Bihar CM Manjhi praises Nitish at LSE event
Harping on JD (U) leader Nitish Kumar’s contribution to turning Bihar around, chief minister Jitan Lal Manjhi told an audience at the London School of Economics (LSE) that the state needed private investment to retain its position as the fastest growing state in India.india Updated: Sep 24, 2014 04:00 IST
Harping on JD (U) leader Nitish Kumar’s contribution to turning Bihar around, chief minister Jitan Lal Manjhi told an audience at the London School of Economics (LSE) that the state needed private investment to retain its position as the fastest growing state in India.
Delivering a public lecture as part of LSE international Growth Centre’s ‘Growth Week 2014’ on Monday evening, Manjhi noted that in a democracy many people were needed for success, but said it was Nitish Kumar’s vision alone that had lifted the state from a morass.
“All credit goes to Nitishji. He gave us the vision for growth with social justice”, Manjhi said. Kumar stepped down as chief minister in May after the general elections, installing Manjhi, who has been a minister in his government since 2005.
Manjhi’s lecture, titled ‘The Bihar Story: Resurrection of the State, Inclusion and Growth’, was delivered in Hindi to the audience that mostly comprised Indian students and people of Indian origin, and researchers of the LSE centre.
Manjhi recalled Bihar’s rich history, the challenges it faced after independence and narrated in detail the many initiatives taken by the former Nitish Kumar government on law and order, women, minorites, education, social justice and growth.
He said that compared to the previous situation when youths from his state migrated to states such as Punjab, Haryana, Maharashtra for jobs, many projects in those states were now suffering because labourers from Bihar were no longer going there, now finding jobs within Bihar.

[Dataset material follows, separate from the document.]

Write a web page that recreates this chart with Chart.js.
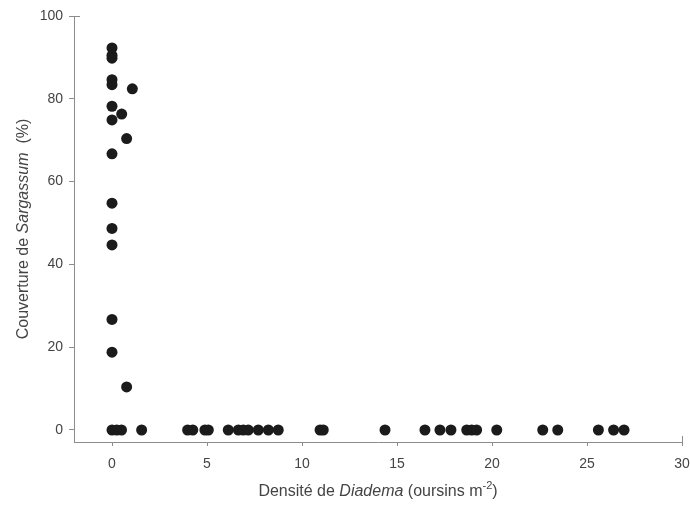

“Our record of the last eight years has been satisfactory. Lot of work remains to be done, we are facing lots of challenges every day”, Manjhi said.
Making an insightful intervention, Robert Burgess, director of the IGC, said that he often noted during his visits to Patna that most billboards and advertising were of coaching institutes and training centres, “to enable people to get out of Bihar”.
He said: “At the Patna airport, I meet young Bihar professionals going to Bangalore and elsewhere to take up jobs, and in five-star hotels in the city I meet representatives of NGOs and aid agencies”.
“I should instead be meeting young professionals from Bangalore and elsewhere at the airport, arriving there to take up jobs in Bihar, while in five-star hotels in the city I should be meeting investors looking for opportunities in the state”, he said, indicating the distance Bihar still needed to travel, compared to other states in India.
The event was chaired by entrepreneur Karan Bilimoria, who has invested in Bihar.